Data Used and Techniques Explained
As usual I am using wrestlers from 1988 to present. 1988 is right after Yokozuna Futahaguro stepped down and provides a clean, convenient marker for the modern era. Within the subset of wrestlers from 1988-present, I then looked at every wrestler who had at least 100 matches with defined kimarite. In all that left 1,940 wrestlers. With the kimarite you can actually find which kimarite the wrestlers lost to as well. For instance, Examplenofuji won 20 matches via Yorikiri and lost 10 via Yorikiri. Let me show you what the data looks like:
As a note I ended up looking only at wins. I tried going through this process with Wins and Losses but it performed worse than using Wins alone. I do think there could be some value in knowing how wrestlers lose, but at least for this exercise and implementation I’m unsure how to improve results with that information.
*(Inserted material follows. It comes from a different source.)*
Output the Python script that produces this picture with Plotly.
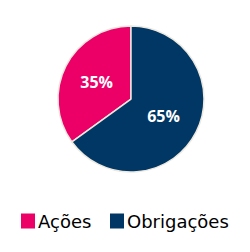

Next, I converted these to percentages. It’s important to compare what percentage of matches wrestlers won with a given kimarite vs how many matches they used the kimarite in. It makes comparison across wrestlers apples to apples.
Next we apply K Means Clustering to the data. I could try and go into the mathematical explanation but I think it would be easier to illustrate by analogy. A Voronoi Diagram is a diagram that takes a bunch of given points, and then splits it into various regions based on which point they’re closest to. This illustration from Wikipedia ought to help.
The K Means Clustering is so named because we provide k number of clusters (I tested k=3,4,5, and 6 but 3 was best1) around each average. So when I run the algorithm for k=3 it’ll calculate 3 averages and then classify every wrestler based on which of those 3 it’s closest to. The same idea applies when I set k=4 and so on.
Results
Here’s the fun part! As stated before there are 80+ kimarite, but for visualization purposes, those 80+ dimensions (each representing a different kimarite) are collapsed down to two dimensions2. The clustering itself was done in the full 80+ dimensional space; the 2D plot uses Principal Component Analysis (or PCA - as noted in the footnote beyond the scope of this post) purely for visualization. Using 3 different groups, it looks like this:
As you can see, there isn’t really a sharp dividing line for these classifications. I also have a kimarite comparison table to help elucidate the differences between the archetypes. The names of the archetypes and the graph make clear that it’s more of a spectrum with Pusher-Thrusters and Belt Grapplers on opposite ends with Balanced in the middle.
Next is the highest exemplar of each of these archetypes. In other words, who most fits the Pusher-Thruster classification would be the guy ranked number 1 below and the same for Belt Grapplers and Balanced wrestlers.
Next up we have our Makuuchi - I applied the framework to the 42 top division wrestlers in January ‘26 and these are the results. Typicality_Score goes from 0-100 with 100 being the most typical of that archetype.
Finally I have the Yokozuna from the dates covered and their styles. Interesting that none of them are classified as Pusher-Thrusters.
With that I’ll conclude the article. That said, I think you can expect further work on this in the future. Cheers!
Appendix
I said earlier that I ran the code with 4, 5, and 6 clusters vs the above k=3. From my perspective it doesn’t look like it adds a ton of value. The dots are all in the same places, and with them all being in a large cluster, the bounds can feel even more arbitrary. If someone who knows more about kimarite and has ideas on how to classify wrestlers via those kimarite reached out though I’m all ears.
Beyond the bit mentioned in the Appendix, there’s also a better silhouette score using k=3 than the other values for k, but that’s beyond the scope of this post
The analysis was done with each of the kimarite as an individual dimension, but going into PCA is also beyond the scope of this post and risks making it even more intimidating











So there are various aspects of analysis I’d like to dip into, because this is the highest level of analysis, but I want to incorporate info such that a wrestler has certain win %/rank — how they deal with other wrestlers, etc.
Think of somebody who has to switch up approach because someone is heavier/taller/shorter/faster.
Very interesting, like every other posts! Thanks 👍
It could be interesting if we had also the kimarite the wrestler tried to win with. It could probably give another insight on wrestlers types 🤔